Under GDPR in Europe, unsolicited commercial email without prior consent is illegal regardless of opt-out mechanisms. But enforcement against individual cold emailers sending from other jurisdictions is impractical.

What to Do Instead

Option 1: Report as spam (don't reply)

In Gmail, click the three-dot menu and select "Report spam." This trains Gmail's filter without confirming your address is active. It's a one-way signal that doesn't benefit the sender.

Option 2: Archive and ignore

Simply archive the email. No reply, no engagement signal. The sender's system records a non-response, which is the least valuable outcome for them.

Option 3: Block the sender

In Gmail, open the email, click the three-dot menu, and select "Block [sender]." Future emails from this specific address go directly to spam. Limited effectiveness since cold emailers rotate addresses, but useful for persistent senders.

Option 4: Use sender verification

The most effective approach: prevent cold email from reaching your inbox in the first place. Email CAPTCHA systems like Captchainbox archive emails from unknown senders automatically — you never see them, never need to decide how to respond, and never send engagement signals.

Frequently Asked Questions

Is it ever worth replying to cold email?

Only if you're genuinely interested in what the sender is offering. A positive reply to a relevant cold email is a legitimate business interaction. But "not interested" or "unsubscribe" replies are almost never worth sending.
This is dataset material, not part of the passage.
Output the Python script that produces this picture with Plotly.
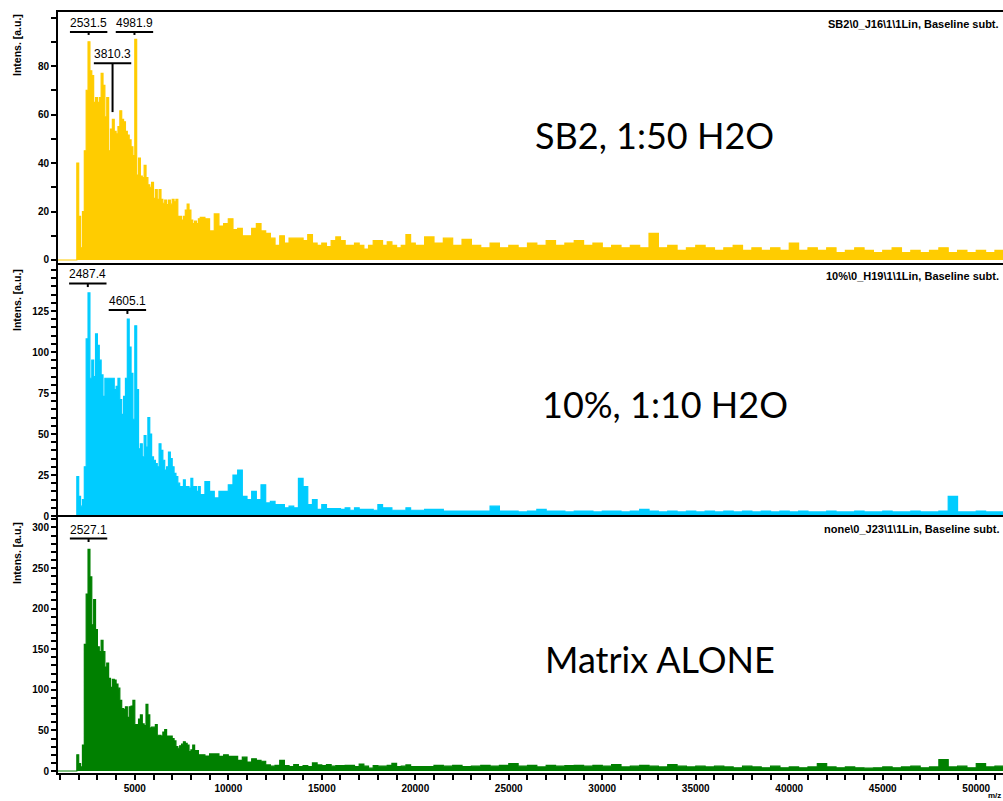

Does marking as spam in Gmail actually work?

Yes, over time. Gmail uses your spam reports to train its filter for your specific account. The more consistently you report cold email as spam (rather than archiving or deleting), the better Gmail gets at catching similar messages. But it's a slow, incremental process — each report improves things marginally.

What if I've already replied to cold emails?

Don't worry about past replies. Going forward, switch to reporting as spam or using sender verification. The damage from past replies (an "active" signal on your address) fades over time as cold email databases are refreshed and old engagement data becomes stale.